Na Irlanda de 1952, Philomena Lee, dezoito anos, nascida no seio de uma família e comunidade profundamente católicas, órfã de mãe e educada na escola de um convento num regime alheado do mundo fora dos seus limites geográficos, espirituais e afetivos, conhece um rapaz numa feira local. Uma maçã e uns caramelos são o bastante para que Philomena creia que este é capaz de lhe oferecer tudo o que deseja da vida e a paixão consuma-se, resultando na sua gravidez.
Insustentável aos olhos da família, não haverá projeto de maternidade para esta rapariga que é mandada para longe e forçada a entregar o filho para adoção. Uma forma de manter a maternidade em segredo, esconder a vergonha, redimir-se por ter sucumbido à tentação e expiar o pecado de ter um filho fora do casamento. Um passo então considerado benéfico para a reconciliação com Deus.
Em vez de reconciliada, Philomena viverá cinquenta anos atormentada por uma culpa abafada em segredo somando, à ideia de pecado, o enorme peso de se ver obrigada a rejeitar o maior dom que Deus lhe havia concedido, o de gerar vida.
É ao fim deste tempo que conhece Martin Smith, um jornalista que, intrigado pela sua história, a encoraja a procurar o filho e assim reconciliar-se genuinamente consigo, com aquele e com Deus.
Publicado em 2009, ‘The Lost Child of Philomena Lee’ (‘O Filho Perdido de Philomena Lee’) foi o êxito de vendas que contou, em primeira mão, a verdadeira história de uma das muitas mulheres forçadas, ao longo de anos, a rejeitar a maternidade por imposição de princípios morais não exclusivamente adotados em contextos católicos. Serviu, como é possível que sirva agora esta adaptação ao cinema, para trazer à tona uma quantidade substancial de casos semelhantes, onde uma quantidade de mulheres que passaram pela mesma experiência se sentiram encorajadas não apenas a contar a sua história mas a reencontrar-se consigo e os seus filhos, retomando a possibilidade de um laço de amor precoce essencial para ambos e de outra forma, pelo menos, difícil.
O filme, bem construído e gerido, contando já com uma enorme popularidade e um palmarés assinalável de que se destaca o Prémio Signis em Veneza, beneficia enormemente da interpretação de Judi Dench, que dá à protagonista a profunda dimensão dramática da sua história.
Para além da questão concreta da maternidade fora do matrimónio, que desejavelmente nos fará a todos refletir sobre a diversidade de contextos que a propiciam, as implicações que traz para os envolvidos – filhos sempre em primeiro lugar – e o que nos cabe como católicos praticantes para assegurar o amor e a caridade que, igualmente a todos, é devido, eis mais um filme que não se esgota nem no tema, nem na época, nem do contexto geográfico que aborda.

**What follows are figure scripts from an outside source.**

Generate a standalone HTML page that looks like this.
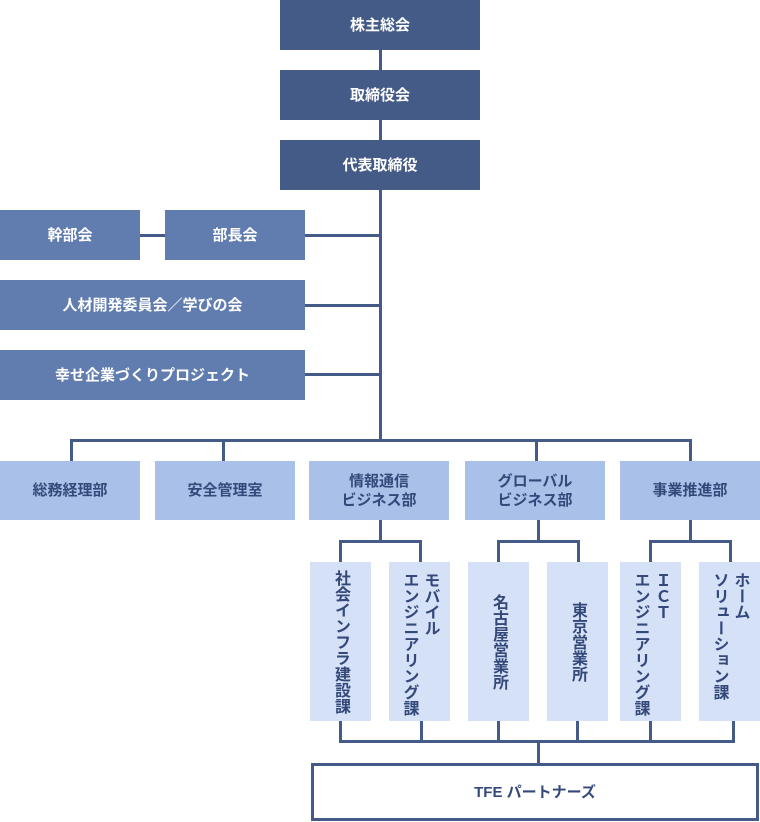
<!DOCTYPE html>
<html><head><meta charset="utf-8"><style>
body{margin:0;width:760px;height:822px;position:relative;background:#fff;font-family:"Liberation Sans","Noto Sans CJK JP",sans-serif;font-weight:bold;overflow:hidden}
.b{position:absolute;display:flex;align-items:center;justify-content:center;text-align:center;font-size:15px;line-height:19px}
.t{background:#445b88;color:#fff}
.m{background:#617db0;color:#fff}
.d{background:#a9c0e8;color:#34497a}
.s{background:#d5e1f7;color:#34497a;writing-mode:vertical-rl;align-items:center;justify-content:center;box-sizing:border-box;line-height:21px;font-size:16px;letter-spacing:0;text-align:start}
.l{position:absolute;background:#445b88}
</style></head><body>
<div class="l" style="left:379px;top:0;width:3px;height:442px"></div>
<div class="l" style="left:140px;top:234px;width:25px;height:3px"></div>
<div class="l" style="left:305px;top:234px;width:75px;height:3px"></div>
<div class="l" style="left:305px;top:304px;width:75px;height:3px"></div>
<div class="l" style="left:305px;top:373px;width:75px;height:3px"></div>
<div class="l" style="left:70px;top:439px;width:622px;height:3px"></div>
<div class="l" style="left:70px;top:439px;width:3px;height:22px"></div>
<div class="l" style="left:222px;top:439px;width:3px;height:22px"></div>
<div class="l" style="left:535px;top:439px;width:3px;height:22px"></div>
<div class="l" style="left:689px;top:439px;width:3px;height:22px"></div>
<div class="l" style="left:379px;top:520px;width:3px;height:22px"></div>
<div class="l" style="left:339px;top:540px;width:83px;height:3px"></div>
<div class="l" style="left:339px;top:540px;width:3px;height:22px"></div>
<div class="l" style="left:419px;top:540px;width:3px;height:22px"></div>
<div class="l" style="left:537px;top:520px;width:3px;height:22px"></div>
<div class="l" style="left:497px;top:540px;width:83px;height:3px"></div>
<div class="l" style="left:497px;top:540px;width:3px;height:22px"></div>
<div class="l" style="left:577px;top:540px;width:3px;height:22px"></div>
<div class="l" style="left:689px;top:520px;width:3px;height:22px"></div>
<div class="l" style="left:649px;top:540px;width:83px;height:3px"></div>
<div class="l" style="left:649px;top:540px;width:3px;height:22px"></div>
<div class="l" style="left:729px;top:540px;width:3px;height:22px"></div>
<div class="l" style="left:339px;top:721px;width:3px;height:22px"></div>
<div class="l" style="left:420px;top:721px;width:3px;height:22px"></div>
<div class="l" style="left:497px;top:721px;width:3px;height:22px"></div>
<div class="l" style="left:576px;top:721px;width:3px;height:22px"></div>
<div class="l" style="left:649px;top:721px;width:3px;height:22px"></div>
<div class="l" style="left:732px;top:721px;width:3px;height:22px"></div>
<div class="l" style="left:339px;top:740px;width:396px;height:3px"></div>
<div class="l" style="left:537px;top:740px;width:3px;height:24px"></div>
<div class="b t" style="left:280px;top:0;width:200px;height:50px">株主総会</div>
<div class="b t" style="left:280px;top:70px;width:200px;height:50px">取締役会</div>
<div class="b t" style="left:280px;top:140px;width:200px;height:50px">代表取締役</div>
<div class="b m" style="left:0;top:210px;width:140px;height:50px">幹部会</div>
<div class="b m" style="left:165px;top:210px;width:140px;height:50px">部長会</div>
<div class="b m" style="left:0;top:280px;width:305px;height:50px">人材開発委員会／学びの会</div>
<div class="b m" style="left:0;top:350px;width:305px;height:50px">幸せ企業づくりプロジェクト</div>
<div class="b d" style="left:0;top:461px;width:140px;height:59px">総務経理部</div>
<div class="b d" style="left:155px;top:461px;width:140px;height:59px">安全管理室</div>
<div class="b d" style="left:309px;top:461px;width:140px;height:59px">情報通信<br>ビジネス部</div>
<div class="b d" style="left:465px;top:461px;width:140px;height:59px">グローバル<br>ビジネス部</div>
<div class="b d" style="left:620px;top:461px;width:140px;height:59px">事業推進部</div>
<div class="b s" style="left:310px;top:562px;width:61px;height:159px">社会インフラ建設課</div>
<div class="b s" style="left:389px;top:562px;width:61px;height:159px;justify-content:flex-start;padding-top:10px"><span>モバイル<br>エンジニアリング課</span></div>
<div class="b s" style="left:468px;top:562px;width:61px;height:159px">名古屋営業所</div>
<div class="b s" style="left:547px;top:562px;width:61px;height:159px">東京営業所</div>
<div class="b s" style="left:620px;top:562px;width:61px;height:159px;justify-content:flex-start;padding-top:10px"><span>ＩＣＴ<br>エンジニアリング課</span></div>
<div class="b s" style="left:699px;top:562px;width:61px;height:159px;justify-content:flex-start;padding-top:10px"><span>ホーム<br>ソリューション課</span></div>
<div class="b" style="left:311px;top:763px;width:448px;height:58px;border:3px solid #445b88;box-sizing:border-box;color:#34497a">TFE パートナーズ</div>
</body></html>
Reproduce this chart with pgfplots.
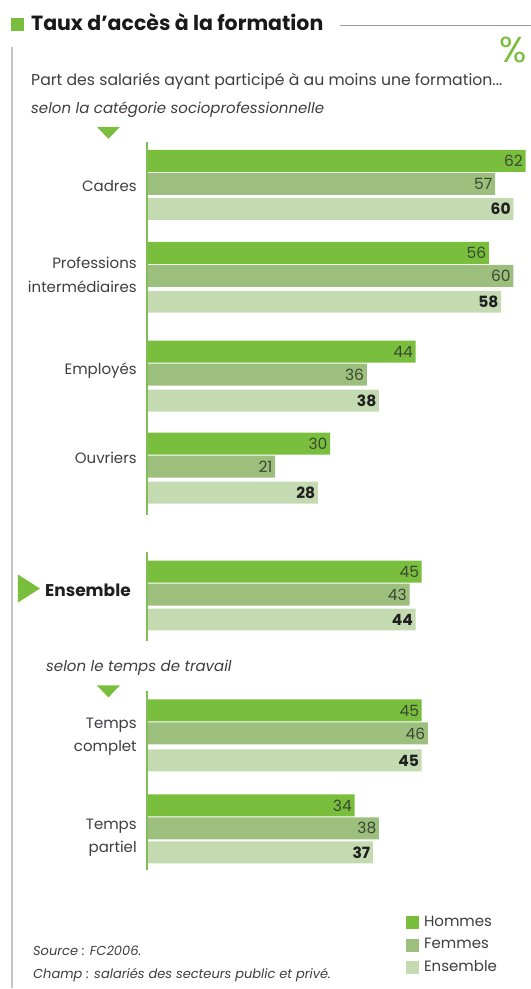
\documentclass[border=0pt]{standalone}
\usepackage{fontspec}
\setmainfont{Poppins}
\usepackage{pgfplots}
\pgfplotsset{compat=1.18}
\definecolor{cH}{RGB}{122,190,62}
\definecolor{cF}{RGB}{157,191,126}
\definecolor{cE}{RGB}{196,218,176}
\definecolor{txt}{RGB}{62,62,66}
\definecolor{num}{RGB}{58,72,48}
\definecolor{axl}{RGB}{130,190,85}
\definecolor{frm}{RGB}{196,196,196}
\newcommand\fs[1]{\fontsize{#1}{#1}\selectfont}
\begin{document}
\begin{tikzpicture}
\begin{axis}[
  scale only axis, width=531pt, height=989pt,
  xmin=-24.047, xmax=62.817,
  ymin=0, ymax=989, y dir=reverse,
  hide axis, clip=false,
  xbar, bar width=22pt,
  point meta=x,
  /pgf/number format/assume math mode=true,
  nodes near coords,
  nodes near coords align={horizontal},
  every node near coord/.append style={anchor=east, xshift=-1.5pt, font=\fs{15.5}, color=num, inner sep=1pt},
  legend image code/.code={\fill[#1] (0pt,-6.5pt) rectangle (13pt,6.5pt);},
  legend style={at={(axis cs:42.4,916)}, anchor=north west, draw=none, fill=none,
    font=\fs{15}, text=txt, row sep=8pt, column sep=5pt, inner sep=0pt,
    nodes={text height=11pt, text depth=3.5pt, inner sep=0pt}},
  legend cell align=left,
]
\addplot[fill=cH, draw=none, bar shift=0pt] coordinates {
  (62,161) (56,253) (44,352) (30,444) (45,572) (45,711) (34,806)};
\addlegendentry{Hommes}
\addplot[fill=cF, draw=none, bar shift=0pt] coordinates {
  (57,184) (60,276) (36,375) (21,467) (43,595) (46,734) (38,829)};
\addlegendentry{Femmes}
\addplot[fill=cE, draw=none, bar shift=0pt,
  every node near coord/.append style={font=\fs{15.5}\bfseries, color=black!88}] coordinates {
  (60,209) (58,302) (38,401) (28,493) (44,620) (45,761) (37,853)};
\addlegendentry{Ensemble}
\end{axis}
\begin{scope}[x=1pt, y=-1pt, shift={(0pt,989pt)}]
  \path (0,0) rectangle (531,989);
  % frame and title
  \fill[cH] (11,18) rectangle (24,31);
  \node[anchor=base west, inner sep=0pt, text=black!90] at (31,31) {\fs{20.5}\bfseries Taux d’accès à la formation};
  \draw[black!40, line width=0.8pt] (340,25) -- (531,25);
  \draw[frm, line width=1.6pt] (12,47) -- (12,989);
  \node[anchor=base east, inner sep=0pt, text=cH] at (527,63) {\fs{36}\%};
  \node[anchor=base west, inner sep=0pt, text=txt] at (31,86) {\fs{15.7}Part des salariés ayant participé à au moins une formation...};
  \node[anchor=base west, inner sep=0pt, text=txt] at (31,114) {\fs{15}\itshape selon la catégorie socioprofessionnelle};
  \fill[cH] (97,127) -- (120,127) -- (108.5,139) -- cycle;
  % axis segments
  \draw[axl, line width=1.4pt] (147,142) -- (147,515);
  \draw[axl, line width=1.4pt] (147,552) -- (147,642);
  \draw[axl, line width=1.4pt] (147,692) -- (147,871);
  % category labels
  \node[anchor=base east, inner sep=0pt, text=txt] at (137,192) {\fs{15}Cadres};
  \node[anchor=base east, inner sep=0pt, text=txt] at (137,269) {\fs{15}Professions};
  \node[anchor=base east, inner sep=0pt, text=txt] at (137,293) {\fs{15}intermédiaires};
  \node[anchor=base east, inner sep=0pt, text=txt] at (137,375) {\fs{15}Employés};
  \node[anchor=base east, inner sep=0pt, text=txt] at (137,464) {\fs{15}Ouvriers};
  \fill[cH] (18,575) -- (40,589) -- (18,603) -- cycle;
  \node[anchor=base west, inner sep=0pt, text=black!88] at (45,597) {\fs{17}\bfseries Ensemble};
  \node[anchor=base west, inner sep=0pt, text=txt] at (46,672) {\fs{15}\itshape selon le temps de travail};
  \fill[cH] (97,686) -- (120,686) -- (108.5,698) -- cycle;
  \node[anchor=base east, inner sep=0pt, text=txt] at (137,729) {\fs{15}Temps};
  \node[anchor=base east, inner sep=0pt, text=txt] at (137,752) {\fs{15}complet};
  \node[anchor=base east, inner sep=0pt, text=txt] at (137,830) {\fs{15}Temps};
  \node[anchor=base east, inner sep=0pt, text=txt] at (137,853) {\fs{15}partiel};
  % source
  \node[anchor=base west, inner sep=0pt, text=txt] at (33,956) {\fs{13}\itshape Source : FC2006.};
  \node[anchor=base west, inner sep=0pt, text=txt] at (33,979) {\fs{13}\itshape Champ : salariés des secteurs public et privé.};
\end{scope}
\end{tikzpicture}
\end{document}
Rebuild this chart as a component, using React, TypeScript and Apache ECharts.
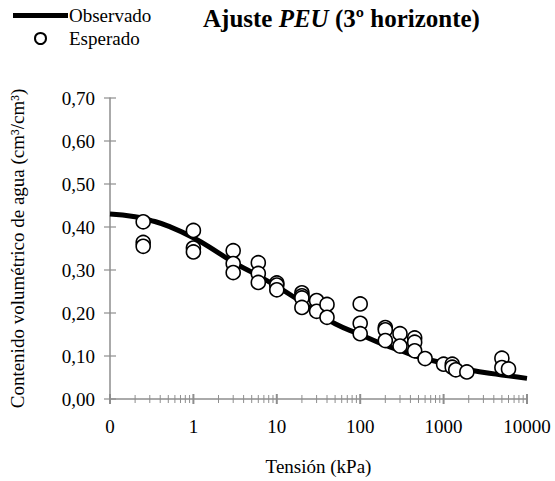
import React, { useEffect, useRef } from "react";
import * as echarts from "echarts";

const FONT = "'Liberation Serif', 'Times New Roman', serif";

// Fitted curve (Observado)
const curveX = [0.1, 0.2, 0.3, 0.5, 1, 2, 3, 5, 10, 20, 30, 50, 100, 200, 300, 500, 1000, 2000, 5000, 10000];
const curveY = [0.43, 0.424, 0.416, 0.402, 0.375, 0.34, 0.318, 0.295, 0.262, 0.225, 0.202, 0.175, 0.15, 0.125, 0.113, 0.098, 0.083, 0.068, 0.056, 0.048];

// Expected points (Esperado)
const pointX = [
  0.25, 0.25, 0.25,
  1, 1, 1,
  3, 3, 3,
  6, 6, 6,
  10, 10, 10,
  20, 20, 20, 20,
  30, 30,
  40, 40,
  100, 100, 100,
  200, 200, 200,
  300, 300,
  450, 450, 450,
  600, 1000, 1270, 1270, 1400, 1900,
  5000, 5000, 6000,
];
const pointY = [
  0.412, 0.364, 0.355,
  0.392, 0.351, 0.342,
  0.345, 0.315, 0.294,
  0.317, 0.292, 0.271,
  0.27, 0.265, 0.254,
  0.247, 0.24, 0.235, 0.213,
  0.229, 0.204,
  0.22, 0.19,
  0.221, 0.176, 0.152,
  0.166, 0.161, 0.136,
  0.152, 0.123,
  0.142, 0.132, 0.112,
  0.094, 0.081, 0.081, 0.074, 0.068, 0.063,
  0.095, 0.073, 0.07,
];

// Axis ticks
const xMajorTicks = [0.1, 1, 10, 100, 1000, 10000];
const xMinorMultipliers = [2, 3, 4, 5, 6, 7, 8, 9];
const yTicks = [0, 0.1, 0.2, 0.3, 0.4, 0.5, 0.6, 0.7];

const AXIS_COLOR = "#8e8e8e";

export default function App() {
  const ref = useRef<HTMLDivElement>(null);

  useEffect(() => {
    if (!ref.current) return;
    const chart = echarts.init(ref.current, null, { renderer: "svg" });

    const xMinor: number[][] = [];
    for (let i = 0; i < xMajorTicks.length - 1; i++) {
      for (const m of xMinorMultipliers) xMinor.push([xMajorTicks[i] * m, 0]);
    }

    const tickSeries = (data: number[][], size: number[]) => ({
      type: "scatter",
      data,
      symbol: "rect",
      symbolSize: size,
      itemStyle: { color: AXIS_COLOR, opacity: 1 },
      silent: true,
      clip: false,
      z: 1,
      legendHoverLink: false,
    });

    chart.setOption({
      animation: false,
      backgroundColor: "#fff",
      textStyle: { fontFamily: FONT },
      title: {
        text: "{b|Ajuste }{bi|PEU}{b| (3º horizonte)}",
        left: 198,
        top: 1,
        textStyle: {
          rich: {
            b: { fontFamily: FONT, fontSize: 25, fontWeight: "bold", color: "#000" },
            bi: { fontFamily: FONT, fontSize: 25, fontWeight: "bold", fontStyle: "italic", color: "#000" },
          },
        },
      },
      legend: {
        orient: "vertical",
        left: 13,
        top: 6,
        padding: 0,
        itemWidth: 55,
        itemHeight: 11,
        itemGap: 4,
        textStyle: { fontFamily: FONT, fontSize: 19, color: "#000", padding: [0, 0, 0, -4] },
        data: [
          { name: "Observado", icon: "path://M0,0H54V5H0Z", itemStyle: { color: "#000" } },
          { name: "Esperado", icon: "circle" },
        ],
      },
      grid: { left: 107, right: 28, top: 98, bottom: 76 },
      xAxis: {
        type: "log",
        logBase: 10,
        min: 0.1,
        max: 10000,
        name: "Tensión (kPa)",
        nameLocation: "middle",
        nameGap: 58,
        nameTextStyle: { fontFamily: FONT, fontSize: 19, color: "#000" },
        axisLine: { lineStyle: { color: AXIS_COLOR, width: 1.5 } },
        axisTick: { show: false },
        splitLine: { show: false },
        axisLabel: {
          margin: 18,
          fontFamily: FONT,
          fontSize: 19,
          color: "#000",
          formatter: (v: number) => (v < 0.5 ? "0" : String(Math.round(v))),
        },
      },
      yAxis: {
        type: "value",
        min: 0,
        max: 0.7,
        interval: 0.1,
        name: "Contenido volumétrico de agua (cm³/cm³)",
        nameLocation: "middle",
        nameGap: 83,
        nameTextStyle: { fontFamily: FONT, fontSize: 19, color: "#000" },
        axisLine: { show: true, lineStyle: { color: AXIS_COLOR, width: 1.5 } },
        axisTick: { show: false },
        splitLine: { show: false },
        axisLabel: {
          margin: 15,
          fontFamily: FONT,
          fontSize: 19,
          color: "#000",
          formatter: (v: number) => v.toFixed(2).replace(".", ","),
        },
      },
      series: [
        tickSeries(xMinor, [1, 8]),
        tickSeries(xMajorTicks.map((v) => [v, 0]), [2, 10]),
        tickSeries(yTicks.map((v) => [0.1, v]), [12, 1.2]),
        {
          name: "Observado",
          type: "line",
          data: curveX.map((x, i) => [x, curveY[i]]),
          smooth: true,
          symbol: "none",
          lineStyle: { color: "#000", width: 5 },
          itemStyle: { color: "#000" },
          z: 2,
        },
        {
          name: "Esperado",
          type: "scatter",
          data: pointX.map((x, i) => [x, pointY[i]]),
          symbol: "circle",
          symbolSize: 14,
          itemStyle: { color: "#fff", borderColor: "#000", borderWidth: 1.6, opacity: 1 },
          z: 3,
        },
      ],
    });

    return () => chart.dispose();
  }, []);

  return (
    <div
      ref={ref}
      style={{ position: "absolute", left: 0, top: 0, width: 555, height: 481 }}
    />
  );
}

Na verdade, se para tal tivermos disposição e até generosidade, emprestando ao cinema e à sua capacidade de nos levar adiante o nosso dom de escuta, podemos fazer da história de ‘Filomena’ um bom pretexto para aprofundar e debater onde e como se aplica a lei fundadora do amor de Deus e como, a título de Seus testemunhos, olhamos os outros e os aproximamos de Si. Os outros, na sua identidade, no uso da sua liberdade, nas escolhas, no erro e no pecado, contextualizados neste tempo que vivemos.